7. We overlook key research.
When I relocated from NYC to Madison, I did tons of research. I knew everything about happiness and economic development and I knew what I was getting into even though I never stepped foot in Madison before I moved there.
But I ignored a crucial piece of research: The schools. I simply could not believe that the schools were as bad – relative to the rest of the country – as all the data showed. It’s a university town, I reasoned. It’s liberal. They must raise taxes a lot for schools. I couldn’t believe it. But it was true. And I ended up having to leave Madison because the schools were so bad.

More on Penelope Trunk, here.

2 thoughts on “A View on Rhetoric & Reality on Madison Schools”

  1. When I meet parents with you children, here’s what I say to them, “Do not put them in the Madison schools. If you can afford the tuition, send ’em to a private school, especially if they are children of color. If you can’t afford private, move to the suburbs, all of which show more academic success than Madison schools.”

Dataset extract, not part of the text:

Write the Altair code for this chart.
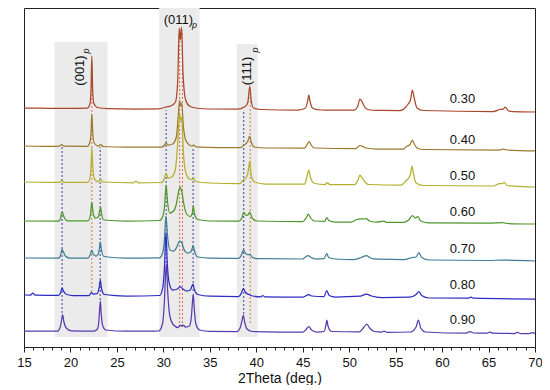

  2. I could not disagree more with Ed. He is also fudging the numbers.
    Madison Schools are not good enough in some ways, as many of us have experienced, and they certainly can get better for the average kid. How much this is due to having to deal with kids who are frankly uneducable?
    They just cannot succeed in teaching students who do not and cannot control themselves. They just cannot succeed with students who don’t give a damn. They just cannot succeed with kids who refuse to do the work. And they just cannot succeed with kids whose families who do not have the skills or ability to instill the needed practical values into their children that are required for success.
    Put simply, being saints and working miracles are not within teachers’ paid grade. Frankly, if a student’s family and community cannot instill the necessary values, there is no way that we should expect and certainly must not demand that the teachers and staff do so.
    It is one thing for kids to come into the school academically behind. For any school, having the resources to catch these kids up is both doable and rightfully to be expected.
    It is quite another to expect schools to deal with more than that, and still be successful in their primary task.
    I had another very frustrating tutoring day today. For the third time in 7 weeks, my tutoring charge was uncooperative in the extreme. All day today, he was being given personal adult one-on-one help with his work. He was handed off to me to help him complete a little more of the tasks.
    From the teachers, I heard he was having another bad day at school, and nobody knew why. Some days he has good days, and everyone is hopeful, then these bad days happen and he takes up many school resources to deal with, many teachers, support staff, library staff, hall monitors, disciplinary staff — and, of course, these are days wasted for him also.
    My charge is not the only kid at the school who behaves like that, nor is he the only kid that staff try to reach. Teachers and staff giving 110% does not make up for kids giving nothing.
    Will Madison Prep do a better job with these kids? No, of course not because these kids will not be enrolled in Madison Prep, because they do not fit the profile of the kids Madison Prep is willing take.
    I’ve got deal for Madison Prep. You take these kids who have no control of themselves, and who don’t want to learn, and don’t want to work, show that you can be successful with them and their families. Leave everybody else to Madison Public schools.